At one point you see one of the people put a cartridge into the top of the tablet. Right now there isn’t much information about this console, but my educated guess is that Nintendo is signaling a return to cartridge-based games. On the one hand that seems like a reasonable idea. Blu-ray discs can fit 50gb of data, and a microSD card can handle up to 512gb of data. In the trailer we see one of the people playing Skyrim. Before anyone says, “Hey that game came out in 2011! Why is it impressive if a console can play a game that old?” then think of it this way: they fit a game like Skyrim onto a cartridge. Chances are the Switch will be capable of handling games bigger than Skyrim and making them mobile.
Of course you would be correct in saying, “Gaming laptops are a thing, Adam,” but despite being mobile, I wouldn’t call a laptop a handheld console. Speaking of which, since the Switch is a hybrid console (meaning home and handheld), then Nintendo should be able to focus all of its attention on the Switch instead of a home console and a handheld console.
Here’s my major worry about its function: versatility.
If the Switch is priced around $300-350 on release, and it plays games, and has streaming capabilities then that’s a fair price, especially since it can double as a handheld. If you can use the tablet for practical purposes (basic productivity apps like word processing, spreadsheet, slideshow, etc.) and use Bluetooth devices then the Switch is going to be a major threat to Sony and Microsoft. If the Switch is just an entertainment system, but still in the aforementioned price range, then it’s still good.

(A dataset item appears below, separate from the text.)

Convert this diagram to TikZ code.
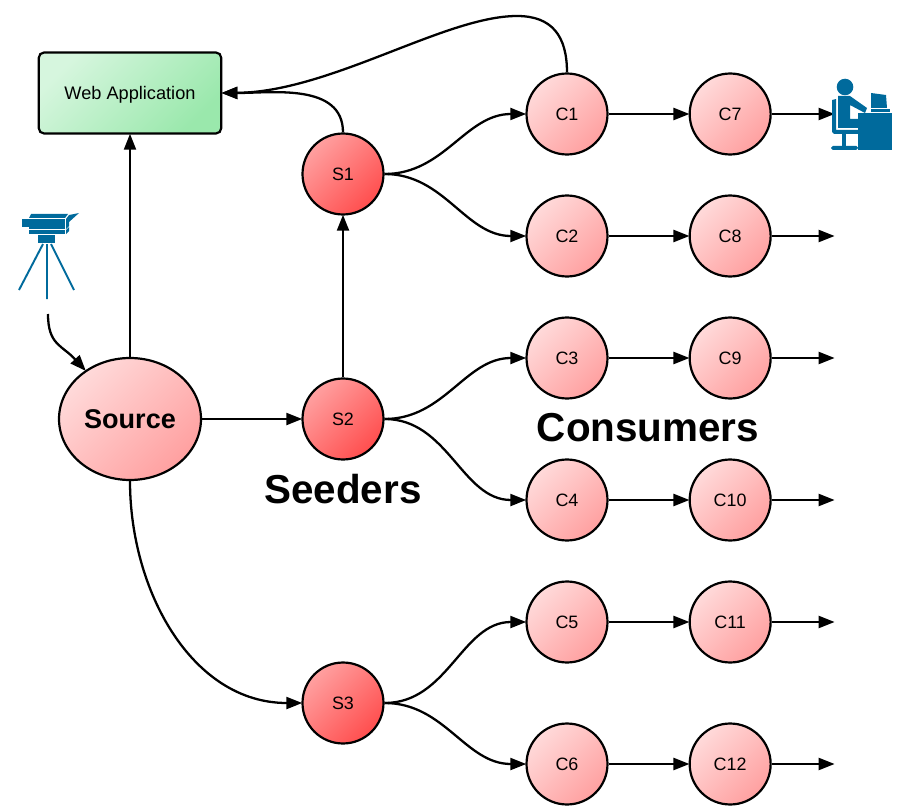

Here’s the problem. Nintendo doesn’t have a good history of versatility. The Gamecube couldn’t play DVDs when the Playstation 2 and Xbox could. The Wii could do Netflix, but no DVD or Blu-ray. The Wii U still couldn’t play DVD or Blu-ray even though the Playstation 4 and Xbox One could.
Microsoft is moving toward cross-platform cooperation. This means that if you buy a Microsoft game on Xbox One you can play it on Windows 10, and vice-versa. I wouldn’t be surprised if “Project Scorpio” (Microsoft’s next console) will be an entry-level gaming PC set around $500-600 that works like a console, but can function as a home computer. If “Project Scorpio” is what I mentioned then this means future game consoles need to be cheaper, or offer that same versatility.
When people still have to worry about paying rent or mortgages, groceries, basic bills, and student loan payments they’re going to think long and hard about buying a luxury item like a game console. If it has practical applications that offsets the price then it’s worthwhile, but if it’s just for entertainment…
Look, if the Nintendo Switch is cheap, versatile, and comfortable then I might be inclined to buy one. I’ll be honest, I have a soft spot for Nintendo. My first exposure to video games was on the Nintendo 64, my first game console was a Gameboy Color (I still have it), after my grandma’s estate sale I bought a Nintendo Wii with my cut of the profits, and I now own an N64 and a Nintendo Wii making great memories with my girlfriend. I might be a little biased.
The Nintendo Switch looks promising. I’m happy to see Nintendo making controllers that make sense. I’m happy to see Nintendo’s desire to make a hybrid console. I’m happy to see that Nintendo is packing a lot of power into a little console.
I guess we’ll all have to see come March 2017.